La solution pourrait être de démembrer la clause : l’usufruit irait au conjoint, il pourrait alors se servir de ces fonds pour ses besoins personnels. La nue-propriété irait à l’enfant, il pourra alors récupérer ces fonds au décès du conjoint survivant, soit parce qu’elles sont toujours disponibles, soit parce qu’il détiendra, à ce titre, une créance imputable sur la succession de ce dernier.

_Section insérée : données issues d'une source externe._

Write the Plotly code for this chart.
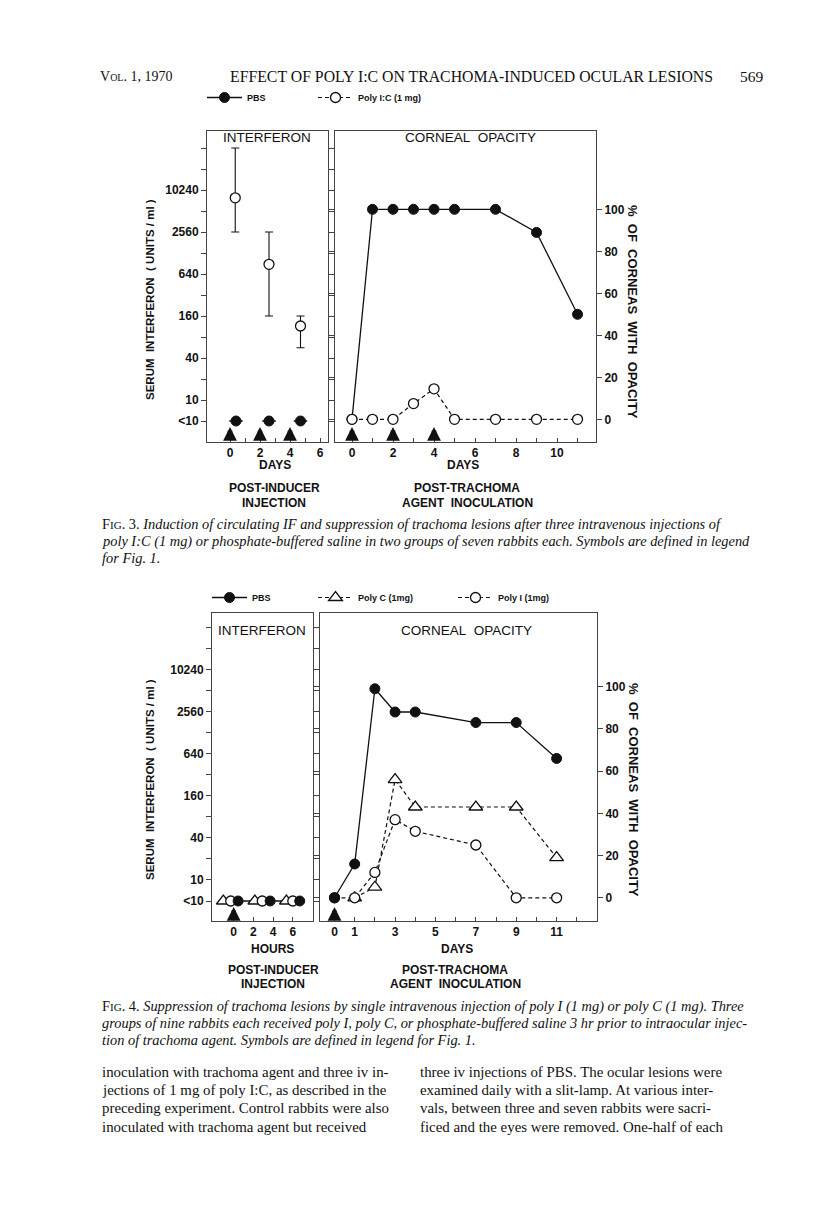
import plotly.graph_objects as go

W, H = 816, 1224
OFF = 8   # default body margin of the written page

# ---------------- data : Fig. 3 ----------------
f3_if_pic_day = [0.35, 2.6, 4.7]
f3_if_pic = [7900, 880, 115]
f3_if_pic_hi = [40960, 2560, 160]
f3_if_pic_lo = [2560, 160, 56]
f3_if_pbs_day = [0.4, 2.6, 4.7]
f3_if_pbs = [5, 5, 5]              # "<10" plotted at 5
f3_inducer_days = [0, 2, 4]
f3_op_day = [0, 1, 2, 3, 4, 5, 7, 9, 11]
f3_op_pbs = [0, 100, 100, 100, 100, 100, 100, 89, 50]
f3_op_pic = [0, 0, 0, 7.5, 14.5, 0, 0, 0, 0]
f3_agent_days = [0, 2, 4]

# ---------------- data : Fig. 4 ----------------
f4_if_polyc_hr = [-1.05, 2.15, 5.35]
f4_if_polyi_hr = [-0.3, 2.9, 6.0]
f4_if_pbs_hr = [0.45, 3.7, 6.7]
f4_if_val = [5, 5, 5]              # "<10"
f4_inducer_hr = [0]
f4_op_pbs_day = [0, 1, 2, 3, 4, 7, 9, 11]
f4_op_pbs = [0, 16, 99, 88, 88, 83, 83, 66]
f4_op_polyc_day = [1, 2, 3, 4, 7, 9, 11]
f4_op_polyc = [0, 5, 56, 43, 43, 43, 19]
f4_op_polyi_day = [0, 1, 2, 3, 4, 7, 9, 11]
f4_op_polyi = [0, 0, 12, 37, 31.5, 25, 0, 0]
f4_agent_days = [0]

# tick labels
if_tickvals = [5, 10, 20, 40, 80, 160, 320, 640, 1280, 2560, 5120, 10240, 20480, 40960]
if_ticktext = ['&lt;10', '10', '', '40', '', '160', '', '640', '', '2560', '', '10240', '', '']
pct_tickvals = [0, 20, 40, 60, 80, 100]
f3_day_ticks = list(range(0, 12))
f3_day_text = [str(d) if d % 2 == 0 else '' for d in f3_day_ticks]
f3_ind_ticks = list(range(0, 7))
f3_ind_text = [str(d) if d % 2 == 0 else '' for d in f3_ind_ticks]
f4_hr_ticks = [0, 2, 4, 6]
f4_hr_text = ['0', '2', '4', '6']
f4_day_ticks = list(range(0, 13))
f4_day_text = [str(d) if d in (0, 1, 3, 5, 7, 9, 11) else '' for d in f4_day_ticks]

SANS = 'Liberation Sans'
SERIF = 'Liberation Serif'
BLACK = '#111111'
DASH = '4px,3px'


def px_x(p):
    return (p - OFF) / W


def px_y(p):
    return 1 - (p - OFF) / H


fig = go.Figure()

filled = dict(color=BLACK, size=10, line=dict(color=BLACK, width=1))
opencirc = dict(color='white', size=10, line=dict(color=BLACK, width=1.3), symbol='circle')
opentri = dict(color='white', size=12, line=dict(color=BLACK, width=1.3), symbol='triangle-up')

# ---- Fig 3 left : interferon ----
fig.add_trace(go.Scatter(x=f3_if_pbs_day, y=f3_if_pbs, mode='markers', marker=filled,
                         error_x=dict(type='constant', value=0.45, width=0, thickness=1.5, color=BLACK),
                         xaxis='x', yaxis='y', showlegend=False))
fig.add_trace(go.Scatter(x=f3_if_pic_day, y=f3_if_pic, mode='markers', marker=opencirc,
                         error_y=dict(type='data', symmetric=False,
                                      array=[h - v for h, v in zip(f3_if_pic_hi, f3_if_pic)],
                                      arrayminus=[v - l for v, l in zip(f3_if_pic, f3_if_pic_lo)],
                                      width=4, thickness=1.1, color=BLACK),
                         xaxis='x', yaxis='y', showlegend=False))
# ---- Fig 3 right : corneal opacity ----
fig.add_trace(go.Scatter(x=f3_op_day, y=f3_op_pbs, mode='lines+markers', name='PBS',
                         line=dict(color=BLACK, width=1.3), marker=filled,
                         xaxis='x2', yaxis='y2', legend='legend'))
fig.add_trace(go.Scatter(x=f3_op_day, y=f3_op_pic, mode='lines+markers', name='Poly I:C (1 mg)',
                         line=dict(color=BLACK, width=1.2, dash=DASH), marker=opencirc,
                         xaxis='x2', yaxis='y2', legend='legend'))

# ---- Fig 4 left : interferon ----
fig.add_trace(go.Scatter(x=f4_if_pbs_hr, y=f4_if_val, mode='lines', line=dict(color=BLACK, width=1.3),
                         xaxis='x3', yaxis='y3', showlegend=False))
fig.add_trace(go.Scatter(x=f4_if_polyc_hr, y=f4_if_val, mode='markers', marker=opentri,
                         xaxis='x3', yaxis='y3', showlegend=False))
fig.add_trace(go.Scatter(x=f4_if_polyi_hr, y=f4_if_val, mode='markers', marker=opencirc,
                         xaxis='x3', yaxis='y3', showlegend=False))
fig.add_trace(go.Scatter(x=f4_if_pbs_hr, y=f4_if_val, mode='markers', marker=filled,
                         xaxis='x3', yaxis='y3', showlegend=False))
# ---- Fig 4 right : corneal opacity ----
fig.add_trace(go.Scatter(x=f4_op_polyc_day, y=f4_op_polyc, mode='lines+markers', name='Poly C (1mg)',
                         line=dict(color=BLACK, width=1.2, dash=DASH), marker=opentri,
                         xaxis='x4', yaxis='y4', legend='legend2', legendrank=2, legendwidth=90))
fig.add_trace(go.Scatter(x=f4_op_polyi_day, y=f4_op_polyi, mode='lines+markers', name='Poly I (1mg)',
                         line=dict(color=BLACK, width=1.2, dash=DASH), marker=opencirc,
                         xaxis='x4', yaxis='y4', legend='legend2', legendrank=3, legendwidth=70))
fig.add_trace(go.Scatter(x=f4_op_pbs_day, y=f4_op_pbs, mode='lines+markers', name='PBS',
                         line=dict(color=BLACK, width=1.3), marker=filled,
                         xaxis='x4', yaxis='y4', legend='legend2', legendrank=1, legendwidth=56))

# ---------------- axes ----------------
tickfont = dict(family=SANS, size=12, color=BLACK, weight='bold')


def ax_common(mirror='ticks', **kw):
    d = dict(showline=True, linecolor='#444444', linewidth=1, mirror=mirror, showgrid=False,
             zeroline=False, tickfont=tickfont, tickcolor='#444444', tickwidth=1, fixedrange=True)
    d.update(kw)
    return d


# pixel geometry of the panels
f3_top, f3_bot = 131, 442
f4_top, f4_bot = 613, 921

fig.update_layout(
    xaxis=ax_common(mirror=True, domain=[px_x(207), px_x(328)], range=[-1.533, 6.533], anchor='y',
                    tickmode='array', tickvals=f3_ind_ticks, ticktext=f3_ind_text, ticks='inside', ticklen=4),
    yaxis=ax_common(domain=[px_y(f3_bot), px_y(f3_top)], type='log', range=[0.398, 4.856], anchor='x',
                    tickmode='array', tickvals=if_tickvals, ticktext=if_ticktext, ticks='outside', ticklen=5),
    xaxis2=ax_common(mirror=True, domain=[px_x(335), px_x(596)], range=[-0.829, 11.9], anchor='y2',
                     tickmode='array', tickvals=f3_day_ticks, ticktext=f3_day_text, ticks='inside', ticklen=4),
    yaxis2=ax_common(domain=[px_y(f3_bot), px_y(f3_top)], range=[-10.8, 137.3], anchor='x2', side='right',
                     tickmode='array', tickvals=pct_tickvals, ticks='outside', ticklen=5),
    xaxis3=ax_common(mirror=True, domain=[px_x(212), px_x(313)], range=[-2.2, 8.05], anchor='y3',
                     tickmode='array', tickvals=f4_hr_ticks, ticktext=f4_hr_text, ticks='inside', ticklen=4),
    yaxis3=ax_common(domain=[px_y(f4_bot), px_y(f4_top)], type='log', range=[0.413, 4.816], anchor='x3',
                     tickmode='array', tickvals=if_tickvals, ticktext=if_ticktext, ticks='outside', ticklen=5),
    xaxis4=ax_common(mirror=True, domain=[px_x(320), px_x(597)], range=[-0.718, 13.0], anchor='y4',
                     tickmode='array', tickvals=f4_day_ticks, ticktext=f4_day_text, ticks='inside', ticklen=4),
    yaxis4=ax_common(domain=[px_y(f4_bot), px_y(f4_top)], range=[-11.0, 134.9], anchor='x4', side='right',
                     tickmode='array', tickvals=pct_tickvals, ticks='outside', ticklen=5),
)

legfont = dict(family=SANS, size=9, color=BLACK, weight='bold')
fig.update_layout(
    legend=dict(x=px_x(202), y=px_y(83), xanchor='left', yanchor='top', orientation='h',
                font=legfont, itemwidth=35, entrywidth=61, bgcolor='rgba(0,0,0,0)',
                itemclick=False, itemdoubleclick=False),
    legend2=dict(x=px_x(207), y=px_y(583), xanchor='left', yanchor='top', orientation='h',
                 font=legfont, itemwidth=35, traceorder='normal', bgcolor='rgba(0,0,0,0)',
                 itemclick=False, itemdoubleclick=False),
)

ann = []


def txt(x, y, s, size=12, family=SANS, bold=False, xanchor='center', angle=0):
    ann.append(dict(x=px_x(x), y=px_y(y), xref='paper', yref='paper', text=s, showarrow=False,
                    xanchor=xanchor, yanchor='middle', textangle=angle,
                    font=dict(family=family, size=size, color=BLACK,
                              weight=('bold' if bold else 'normal'))))


# header
sc = "<span style='font-size:10px'>%s</span>"
txt(98, 76, 'V' + sc % 'OL' + '. 1, 1970', 14, SERIF, xanchor='left')
txt(228, 76, 'EFFECT OF POLY I:C ON TRACHOMA-INDUCED OCULAR LESIONS', 15.8, SERIF, xanchor='left')
txt(752, 76, '569', 15.5, SERIF)

# Fig 3 panel labels
txt(267, 138, 'INTERFERON', 13.5)
txt(470, 138, 'CORNEAL&nbsp;&nbsp;OPACITY', 13.5)
txt(150, 300, 'SERUM&nbsp;&nbsp;INTERFERON&nbsp;&nbsp;(&nbsp;UNITS&nbsp;/&nbsp;ml&nbsp;)', 11.5, bold=True, angle=-90)
txt(633, 312, '%&nbsp;&nbsp;OF&nbsp;&nbsp;CORNEAS&nbsp;&nbsp;WITH&nbsp;&nbsp;OPACITY', 13, bold=True, angle=90)
txt(275, 465, 'DAYS', 12, bold=True)
txt(463, 465, 'DAYS', 12, bold=True)
txt(274, 488, 'POST-INDUCER', 12, bold=True)
txt(274, 503, 'INJECTION', 12, bold=True)
txt(467, 488, 'POST-TRACHOMA', 12, bold=True)
txt(467, 503, 'AGENT&nbsp;&nbsp;INOCULATION', 12, bold=True)

# Fig 3 caption
CAP = 14.4
fs = "F<span style='font-size:11px'>IG</span>. "
txt(100, 524, fs + '3. <i>Induction of circulating IF and suppression of trachoma lesions after three intravenous injections of</i>', CAP, SERIF, xanchor='left')
txt(100, 541, '<i>poly I:C (1 mg) or phosphate-buffered saline in two groups of seven rabbits each. Symbols are defined in legend</i>', CAP, SERIF, xanchor='left')
txt(100, 558, '<i>for Fig. 1.</i>', CAP, SERIF, xanchor='left')

# Fig 4 panel labels
txt(262, 630, 'INTERFERON', 13.5)
txt(466, 630, 'CORNEAL&nbsp;&nbsp;OPACITY', 13.5)
txt(150, 780, 'SERUM&nbsp;&nbsp;INTERFERON&nbsp;&nbsp;(&nbsp;UNITS&nbsp;/&nbsp;ml&nbsp;)', 11.5, bold=True, angle=-90)
txt(633, 790, '%&nbsp;&nbsp;OF&nbsp;&nbsp;CORNEAS&nbsp;&nbsp;WITH&nbsp;&nbsp;OPACITY', 13, bold=True, angle=90)
txt(272, 949, 'HOURS', 12, bold=True)
txt(457, 949, 'DAYS', 12, bold=True)
txt(273, 970, 'POST-INDUCER', 12, bold=True)
txt(273, 984, 'INJECTION', 12, bold=True)
txt(455, 970, 'POST-TRACHOMA', 12, bold=True)
txt(455, 984, 'AGENT&nbsp;&nbsp;INOCULATION', 12, bold=True)

# Fig 4 caption
txt(100, 1006, fs + '4. <i>Suppression of trachoma lesions by single intravenous injection of poly I (1 mg) or poly C (1 mg). Three</i>', CAP, SERIF, xanchor='left')
txt(100, 1023, '<i>groups of nine rabbits each received poly I, poly C, or phosphate-buffered saline 3 hr prior to intraocular injec-</i>', CAP, SERIF, xanchor='left')
txt(100, 1040, '<i>tion of trachoma agent. Symbols are defined in legend for Fig. 1.</i>', CAP, SERIF, xanchor='left')

# body text
left_col = ['inoculation with trachoma agent and three iv in-',
            'jections of 1 mg of poly I:C, as described in the',
            'preceding experiment. Control rabbits were also',
            'inoculated with trachoma agent but received']
right_col = ['three iv injections of PBS. The ocular lesions were',
             'examined daily with a slit-lamp. At various inter-',
             'vals, between three and seven rabbits were sacri-',
             'ficed and the eyes were removed. One-half of each']
for i, s in enumerate(left_col):
    txt(100, 1072 + i * 18.2, s, 14.9, SERIF, xanchor='left')
for i, s in enumerate(right_col):
    txt(418, 1072 + i * 18.2, s, 14.9, SERIF, xanchor='left')


# injection / inoculation arrows
def arrows(days, xref, tip_px):
    for d in days:
        ann.append(dict(x=d, y=px_y(tip_px), xref=xref, yref='paper', text='', showarrow=True,
                        ax=0, ay=14, arrowhead=2, arrowsize=0.6, arrowwidth=4.6, arrowcolor=BLACK,
                        standoff=0))


arrows(f3_inducer_days, 'x', 427)
arrows(f3_agent_days, 'x2', 427)
arrows(f4_inducer_hr, 'x3', 907)
arrows(f4_agent_days, 'x4', 907)

fig.update_layout(annotations=ann, width=W, height=H, margin=dict(l=0, r=0, t=0, b=0),
                  paper_bgcolor='white', plot_bgcolor='white', showlegend=True)

fig.write_html('out.html')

Une convention de quasi-usufruit devra être mise en place.


 

(1) En l’absence d’enfant, les règles suivantes s’appliquent pour déterminer la part du conjoint : 

Article 757-1 

Si, à défaut d’enfants ou de descendants, le défunt laisse ses père et mère, le conjoint survivant recueille la moitié des biens. L’autre moitié est dévolue pour un quart au père et pour un quart à la mère.

Quand le père ou la mère est prédécédé, la part qui lui serait revenue échoit au conjoint survivant.

 

Article 757-2 

En l’absence d’enfants ou de descendants du défunt et de ses père et mère, le conjoint survivant recueille toute la succession.

Article 757-3

Par dérogation à l’article 757-2, en cas de prédécès des père et mère, les biens que le défunt avait reçus de ses ascendants par succession ou donation et qui se retrouvent en nature dans la succession sont, en l’absence de descendants, dévolus pour moitié aux frères et soeurs du défunt ou à leurs descendants, eux-mêmes descendants du ou des parents prédécédés à l’origine de la transmission.